Das Äußern der Parole „Sieg-Heil“ fällt unter Paragraf 86 a des Strafgesetzbuches, in dem es um das Verwenden von Kennzeichen verfassungswidriger und terroristischer Organisationen geht. Demnach drohen bei Vergehen im Sinne des Paragrafen Freiheitsstrafen von bis zu drei Jahren oder eine Geldstrafe. Der Fall wird nach Angaben der Polizei an die Kripo weitergeleitet, wo der Staatsschutz angesiedelt ist.

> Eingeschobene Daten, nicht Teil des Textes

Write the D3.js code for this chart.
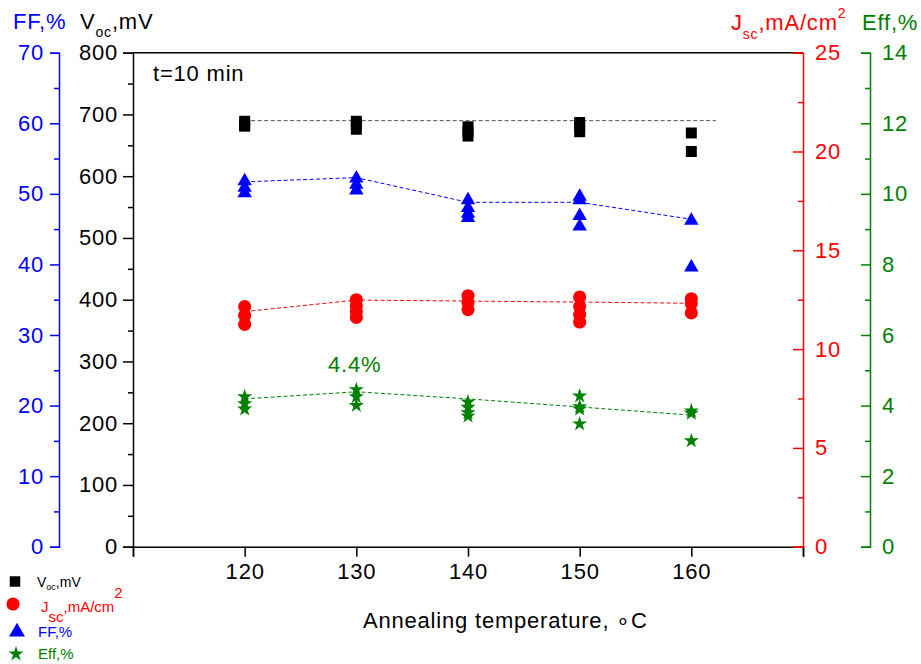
<!DOCTYPE html>
<meta charset="utf-8">
<head>
  <script src="https://d3js.org/d3.v7.min.js"></script>
  <style>
    body { margin: 0; background: #fff; }
    svg { font-family: "Liberation Sans", Arial, sans-serif; }
  </style>
</head>
<body>
<svg width="921" height="664"></svg>
<script>
// annealing temperatures (x) and repeated measurements at each one
var temps = [120, 130, 140, 150, 160];
var vocVals = [[689, 683, 681], [689, 684, 676], [680, 673, 665], [687, 680, 672], [670, 640]];
var ffVals = [[51.8, 50.9, 50.1], [52.2, 51.3, 50.5], [49.1, 48.0, 47.2, 46.6], [49.6, 49.1, 46.9, 45.4], [46.2, 39.6]];
var jscVals = [[12.15, 11.7, 11.25], [12.5, 12.2, 11.9, 11.6], [12.7, 12.35, 12.0], [12.64, 12.15, 11.75, 11.37], [12.55, 12.3, 11.83]];
var effVals = [[4.25, 4.05, 3.9], [4.45, 4.25, 4.0], [4.1, 3.95, 3.8, 3.7], [4.27, 3.97, 3.9, 3.48], [3.85, 3.78, 3.0]];

// dashed trend lines
var vocTrendX = [120, 162.2];
var vocTrend = [690, 690];
var ffTrend = [51.7, 52.3, 48.8, 48.8, 46.4];
var jscTrend = [11.9, 12.48, 12.43, 12.38, 12.32];
var effTrend = [4.19, 4.39, 4.19, 3.96, 3.73];

var xTicks = [110, 120, 130, 140, 150, 160, 170];

var svg = d3.select("svg");
var plotL = 133, plotR = 803, plotT = 52.7, plotB = 546.7;
var FS = "22px", LS = "0.8px";

var x = d3.scaleLinear().domain([110, 170]).range([plotL, plotR]);
var yV = d3.scaleLinear().domain([0, 800]).range([plotB, plotT]);
var yF = d3.scaleLinear().domain([0, 70]).range([plotB, plotT]);
var yJ = d3.scaleLinear().domain([0, 25]).range([plotB, plotT]);
var yE = d3.scaleLinear().domain([0, 14]).range([plotB, plotT]);

function styleAxis(g, color) {
  g.selectAll("path").attr("stroke", color).attr("stroke-width", 1.5);
  g.selectAll("line").attr("stroke", color).attr("stroke-width", 1.5);
  g.selectAll("text").attr("fill", color).style("font-size", FS).style("letter-spacing", LS);
}

// top frame
svg.append("line").attr("x1", plotL).attr("x2", plotR).attr("y1", plotT).attr("y2", plotT)
  .attr("stroke", "#000").attr("stroke-width", 1.5);

// x axis
var gx = svg.append("g").attr("transform", "translate(0," + plotB + ")")
  .call(d3.axisBottom(x).tickValues(xTicks).tickSize(10).tickPadding(7)
    .tickFormat(function(d){ return (d == 110 || d == 170) ? "" : d; }));
styleAxis(gx, "#000");

// left black Voc axis
var gv = svg.append("g").attr("transform", "translate(" + plotL + ",0)")
  .call(d3.axisLeft(yV).tickValues(d3.range(0, 801, 100)).tickSize(10).tickPadding(5));
svg.append("g").attr("transform", "translate(" + plotL + ",0)")
  .call(d3.axisLeft(yV).tickValues(d3.range(50, 800, 100)).tickSize(5).tickFormat(""))
  .call(function(g){ styleAxis(g, "#000"); g.select(".domain").remove(); });
styleAxis(gv, "#000");

// outer blue FF axis
var gf = svg.append("g").attr("transform", "translate(59,0)")
  .call(d3.axisLeft(yF).tickValues(d3.range(0, 71, 10)).tickSize(9).tickPadding(6));
svg.append("g").attr("transform", "translate(59,0)")
  .call(d3.axisLeft(yF).tickValues(d3.range(5, 70, 10)).tickSize(5).tickFormat(""))
  .call(function(g){ styleAxis(g, "#0000ff"); g.select(".domain").remove(); });
styleAxis(gf, "#0000ff");

// right red Jsc axis (ticks inward)
var gj = svg.append("g").attr("transform", "translate(" + plotR + ",0)")
  .call(d3.axisRight(yJ).tickValues(d3.range(0, 26, 5)).tickSize(-10).tickPadding(12));
svg.append("g").attr("transform", "translate(" + plotR + ",0)")
  .call(d3.axisRight(yJ).tickValues([2.5, 7.5, 12.5, 17.5, 22.5]).tickSize(-5).tickFormat(""))
  .call(function(g){ styleAxis(g, "#ff0000"); g.select(".domain").remove(); });
styleAxis(gj, "#ff0000");

// outer green Eff axis
var ge = svg.append("g").attr("transform", "translate(870,0)")
  .call(d3.axisRight(yE).tickValues(d3.range(0, 15, 2)).tickSize(-9).tickPadding(12));
svg.append("g").attr("transform", "translate(870,0)")
  .call(d3.axisRight(yE).tickValues(d3.range(1, 14, 2)).tickSize(-5).tickFormat(""))
  .call(function(g){ styleAxis(g, "#008000"); g.select(".domain").remove(); });
styleAxis(ge, "#008000");

// axis titles
function title(xp, yp, color, parts) {
  var t = svg.append("text").attr("x", xp).attr("y", yp).attr("fill", color)
    .style("font-size", FS).style("letter-spacing", LS);
  parts.forEach(function(p) {
    t.append("tspan").text(p[0]).attr("dy", p[1] || 0).style("font-size", p[2] || null);
  });
  return t;
}
title(13, 29, "#0000ff", [["FF,%"]]);
title(80, 29, "#000", [["V"], ["oc", 8, "14px"], [",mV", -8]]);
title(731, 30, "#ff0000", [["J"], ["sc", 9, "14px"], [",mA/cm", -9], ["2", -12, "14px"]]);
title(862, 30, "#008000", [["Eff,%"]]);

svg.append("text").attr("x", 363).attr("y", 628).style("font-size", FS).style("letter-spacing", LS)
  .text("Annealing temperature, \u2218C");
svg.append("text").attr("x", 153).attr("y", 81).style("font-size", FS).style("letter-spacing", LS)
  .text("t=10 min");
svg.append("text").attr("x", 328).attr("y", 372).style("font-size", FS).style("letter-spacing", LS)
  .attr("fill", "#008000").text("4.4%");

// trend lines
function trend(xs, ys, yScale, color) {
  svg.append("path")
    .datum(xs.map(function(d, i){ return [d, ys[i]]; }))
    .attr("d", d3.line().x(function(d){ return x(d[0]); }).y(function(d){ return yScale(d[1]); }))
    .attr("fill", "none").attr("stroke", color).attr("stroke-width", 1)
    .attr("stroke-dasharray", "4,2.5");
}
trend(vocTrendX, vocTrend, yV, "#555");
trend(temps, ffTrend, yF, "#0000ff");
trend(temps, jscTrend, yJ, "#ff0000");
trend(temps, effTrend, yE, "#008000");

// scatter markers
function flat(vals) {
  var out = [];
  vals.forEach(function(arr, i){ arr.forEach(function(v){ out.push([temps[i], v]); }); });
  return out;
}
function markers(vals, yScale, sym, size, color) {
  svg.append("g").selectAll("path").data(flat(vals)).enter().append("path")
    .attr("transform", function(d){ return "translate(" + x(d[0]) + "," + yScale(d[1]) + ")"; })
    .attr("d", d3.symbol().type(sym).size(size))
    .attr("fill", color);
}
markers(effVals, yE, d3.symbolStar, 72, "#008000");
markers(jscVals, yJ, d3.symbolCircle, 135, "#ff0000");
markers(ffVals, yF, d3.symbolTriangle, 90, "#0000ff");
markers(vocVals, yV, d3.symbolSquare, 120, "#000");

// legend
var legend = [
  { sym: d3.symbolSquare, size: 110, color: "#000", x: 15, y: 581.5 },
  { sym: d3.symbolCircle, size: 135, color: "#ff0000", x: 13, y: 604 },
  { sym: d3.symbolTriangle, size: 110, color: "#0000ff", x: 17, y: 632 },
  { sym: d3.symbolStar, size: 72, color: "#008000", x: 16, y: 654 }
];
legend.forEach(function(l) {
  svg.append("path").attr("transform", "translate(" + l.x + "," + l.y + ")")
    .attr("d", d3.symbol().type(l.sym).size(l.size)).attr("fill", l.color);
});
var lv = svg.append("text").attr("x", 37).attr("y", 587).style("font-size", "14px");
lv.append("tspan").text("V");
lv.append("tspan").text("oc").attr("dy", 3).style("font-size", "9px");
lv.append("tspan").text(",mV").attr("dy", -3);
var lj = svg.append("text").attr("x", 41).attr("y", 612).attr("fill", "#ff0000").style("font-size", "15px");
lj.append("tspan").text("J");
lj.append("tspan").text("sc").attr("dy", 10);
lj.append("tspan").text(",mA/cm").attr("dy", -10);
lj.append("tspan").text("2").attr("dy", -14);
svg.append("text").attr("x", 38).attr("y", 637).attr("fill", "#0000ff").style("font-size", "15px").text("FF,%");
svg.append("text").attr("x", 38).attr("y", 659).attr("fill", "#008000").style("font-size", "15px").text("Eff,%");
</script>
</body>
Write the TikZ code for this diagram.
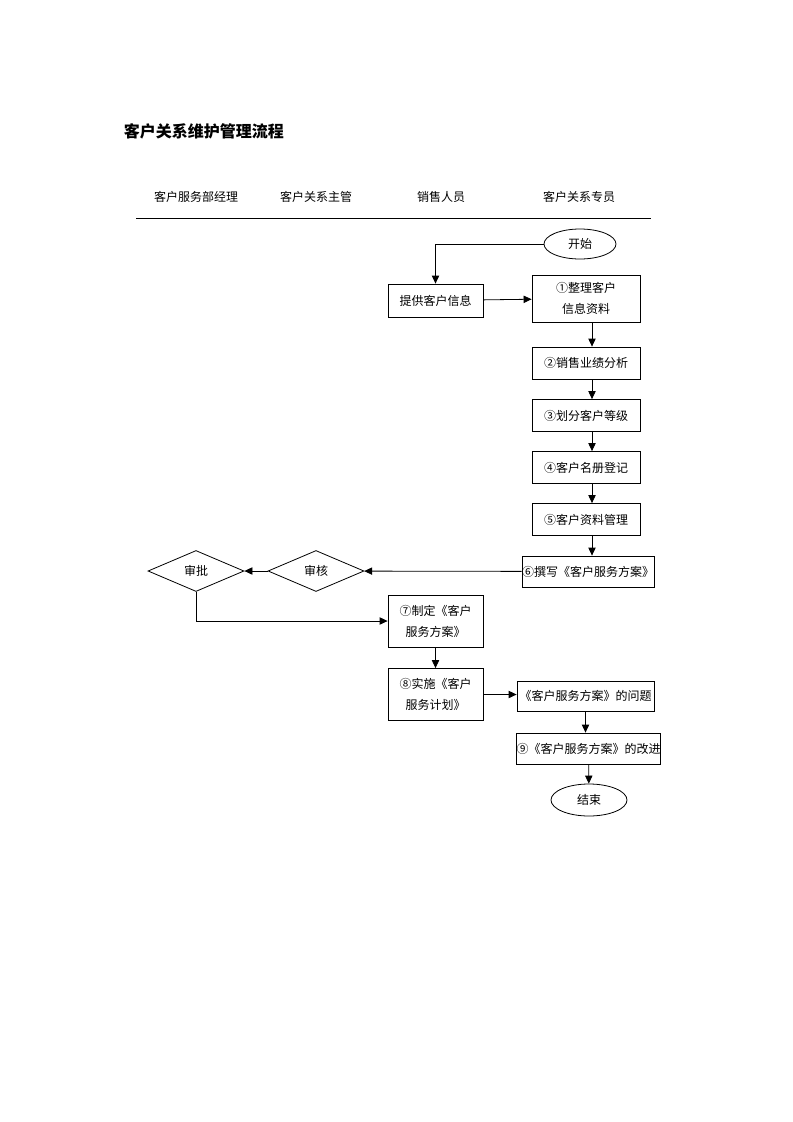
\documentclass[tikz,border=0pt]{standalone}
\usepackage{fontspec}
\newfontfamily\cjk{Noto Sans CJK SC}
\usetikzlibrary{arrows.meta, positioning, shapes.geometric}

\begin{document}
\begin{tikzpicture}[
    x=0.75pt, y=-0.75pt,
    font=\cjk\fontsize{9}{15.75}\selectfont,
    line width=0.6pt,
    box/.style={draw, align=center, inner sep=0pt,
        minimum width=81pt, minimum height=24pt},
    term/.style={draw, ellipse, inner sep=0pt,
        minimum width=54pt, minimum height=22.5pt},
    check/.style={draw, diamond, inner sep=0pt,
        minimum width=72pt, minimum height=30.75pt},
    lane/.style={anchor=center},
    flow/.style={-{Triangle[length=6pt, width=5.5pt]}},
]
\useasboundingbox (0,0) rectangle (793,1122);

% titulo
\node[anchor=west, font=\cjk\bfseries\fontsize{12}{14}\selectfont] (title)
    at (119,131) {客户关系维护管理流程};

% carriles
\node[lane] (l1) at (196,197) {客户服务部经理};
\node[lane] (l2) at (316,197) {客户关系主管};
\node[lane] (l3) at (441,197) {销售人员};
\node[lane] (l4) at (579,197) {客户关系专员};
\coordinate (rl) at (136,218);
\coordinate (rr) at (651,218);
\draw (rl) -- (rr);

% inicio
\node[term] (start) at (580,244) {开始};

% ventas
\node[box, minimum width=71.25pt, minimum height=24.75pt] (info) at (435.5,300.5) {提供客户信息};

% especialista
\node[box, minimum height=35.25pt] (s1) at (586,298.5) {①整理客户\\信息资料};
\node[box] (s2) at (586,363) {②销售业绩分析};
\node[box] (s3) at (586,415.5) {③划分客户等级};
\node[box] (s4) at (586,467.5) {④客户名册登记};
\node[box] (s5) at (586,519.5) {⑤客户资料管理};
\node[box, minimum width=99pt, minimum height=23.25pt] (s6) at (588,571.5) {⑥撰写《客户服务方案》};

% revision y aprobacion
\node[check] (rev) at (316,571) {审核};
\node[check] (appr) at (196,571) {审批};

% plan
\node[box, minimum width=71.25pt, minimum height=39pt] (s7) at (435.5,621) {⑦制定《客户\\服务方案》};
\node[box, minimum width=71.25pt, minimum height=39pt] (s8) at (435.5,694.5) {⑧实施《客户\\服务计划》};
\node[box, minimum width=102.75pt, minimum height=22.5pt] (prob) at (585.5,696) {《客户服务方案》的问题};
\node[box, minimum width=107.25pt, minimum height=23.25pt] (s9) at (588.5,748.5) {⑨《客户服务方案》的改进};

% fin
\node[term, minimum width=57pt, minimum height=24pt] (end) at (589,800) {结束};

% conectores
\coordinate (col) at (592,0);
\draw[flow] (start.west) -| (info.north);
\draw[flow] (info) -- (s1);
\foreach \a/\b in {s1/s2, s2/s3, s3/s4, s4/s5, s5/s6}
    \draw[flow] (\a.south -| col) -- (\b.north -| col);
\draw[flow] (s6) -- (rev);
\draw[flow] (rev) -- (appr);
\draw[flow] (appr.south) |- (s7.west);
\draw[flow] (s7) -- (s8);
\draw[flow] (s8.east) -- (s8.east -| prob.west);
\draw[flow] (prob) -- (prob.south |- s9.north);
\draw[flow] (s9) -- (end);

\end{tikzpicture}
\end{document}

Stadt spricht ein Hausverbot aus
„So etwas kann man nicht durchgehen lassen“, betont Trost. Er weist zudem darauf hin, dass man weitere Schritte gegen die Bürgerin ergreifen und ihr im Rathaus zum neuen Jahr ein Hausverbot erteilen werde. „Sie wird bei der Verwaltung fast täglich ausfällig, krakeelt herum, belästigt die Kolleginnen und Kollegen.“ Darüber hinaus stehe man in Kontakt mit der Kommunalaufsicht und lasse prüfen, ob Leute wie sie, die „offensichtlich volksverhetzende Sachen von sich geben“, auch von öffentlichen Gemeinderatssitzungen ausgeschlossen werden können.
Wobei die Marbacherin dort in der Vergangenheit auch schon aus anderen Gründen aus dem Saal komplementiert wurde. Während Corona hatte sie beispielsweise entgegen der damaligen Vorschriften keine Maske tragen wollen.